How our Algorithm based approach works
How we do it
At Triposo we make travel guides using algorithms. We crawl data from the web, apply some clever algorithms and fully automatically generate travel guides of high quality that cover the entire world. Since this is the core of what we do, we obviously can't give a away all the ingredients of the secret sauce, but this page gives you a rough overview.
We start with data. We take all sorts of data and send our crawlers to fetch gigabytes of travel related content from all kinds of sources, but we prefer open content that come with little restrictions. For this we use data from World66, Wikitravel, Wikipedia, Open Street Maps, TouristEye, Dmoz, Chefmoz and Flickr. Where we find incorrect data, we try to contribute back of course.
Once we have all the data, it is time to parse. From each source we try to extract information about the places like villages, cities and countries, and the points of interest (restaurants, museums, shops, trees, etc).

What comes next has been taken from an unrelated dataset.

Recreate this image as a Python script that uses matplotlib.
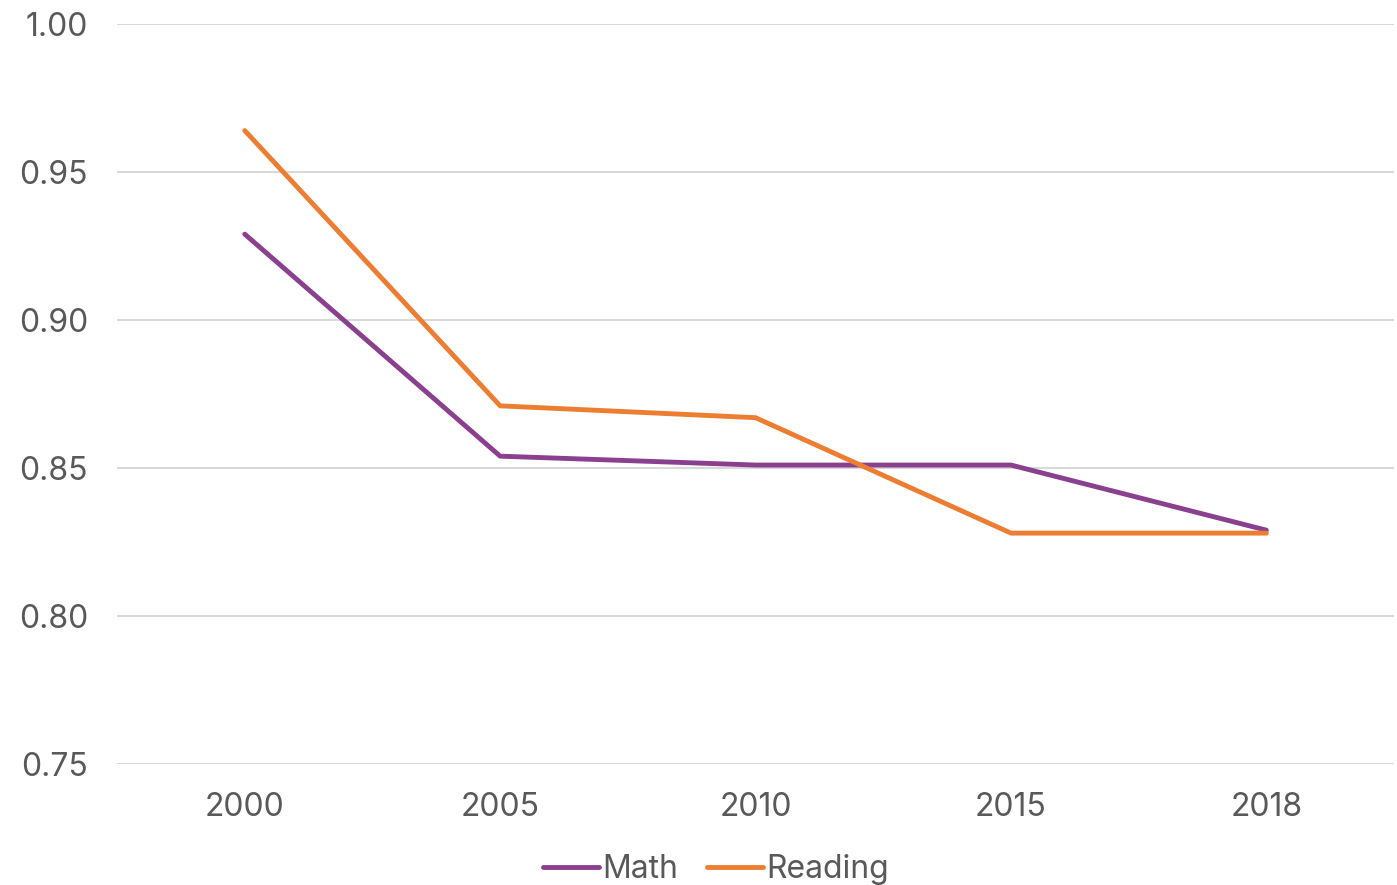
import matplotlib.pyplot as plt

years = ['2000', '2005', '2010', '2015', '2018']
math_vals = [0.929, 0.854, 0.851, 0.851, 0.829]
reading_vals = [0.964, 0.871, 0.867, 0.828, 0.828]

plt.rcParams['font.family'] = ['Inter', 'DejaVu Sans']

fig = plt.figure(figsize=(13.97, 8.85), dpi=100)
ax = fig.add_axes([0.0838, 0.1367, 0.9141, 0.8362])

x = range(len(years))
ax.plot(x, math_vals, color='#8B3F8F', linewidth=3.5, label='Math', solid_capstyle='round')
ax.plot(x, reading_vals, color='#ED7D31', linewidth=3.5, label='Reading', solid_capstyle='round')

ax.set_xlim(-0.5, len(years) - 0.5)
ax.set_ylim(0.75, 1.0)
ax.set_yticks([0.75, 0.80, 0.85, 0.90, 0.95, 1.00])
ax.set_yticklabels([f'{v:.2f}' for v in [0.75, 0.80, 0.85, 0.90, 0.95, 1.00]])
ax.set_xticks(list(x))
ax.set_xticklabels(years)
ax.tick_params(length=0, labelsize=23, labelcolor='#595959')
ax.tick_params(axis='y', pad=21)
ax.tick_params(axis='x', pad=20)
ax.grid(axis='y', color='#D9D9D9', linewidth=1.5)
ax.set_axisbelow(True)
for s in ax.spines.values():
    s.set_visible(False)

leg = fig.legend(loc='center', bbox_to_anchor=(0.5125, 0.017), ncol=2, frameon=False,
                 fontsize=23, handlelength=1.75, handletextpad=0.1, columnspacing=0.9)
for t in leg.get_texts():
    t.set_color('#595959')

fig.savefig('out.png', dpi=100)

To extract all that information automatically, we use a set of yaml files that define how the content is organized and that identify the patterns in the data.
After we've parsed everything, we end up with two big buckets of information, one about the places and one about the points of interest. Usually the same point of interest or place will occur multiple times in those buckets since we take information from so many sources, so the next step is to match it all up. After the macthing phase we end up with exactly one record for each place or poi that has all the information from any of the sources we've used.
Then we start to determine what's relevant for travelers.
Photos taken by travelers are a great help in this phase. Using the exif data you can tell where they were taken, at what time, on which day. If you combine this information with other data you can find out lots of interesting characteristics. The sort of thing we started out with when we wrote our very first blog posts.
The density of travel-related words in articles describing a point of interest is another valuable source of information. We have a number of scripts analyzing the content that give us a very good indication of what an article is about, which snippets best describe how much people like it and how relevant it's for travelers.
Once our algorithms have determined which points of interest are most important, we start creating guides for countries and cities. We combine the descriptions from open sources with maps made using data from the Open Street Map project and there you go: a complete travel guide comes out.
What we end up with is a complete overview of the things to see and do, places to eat and to go out, all ordered by relevance from a traveler's perspective.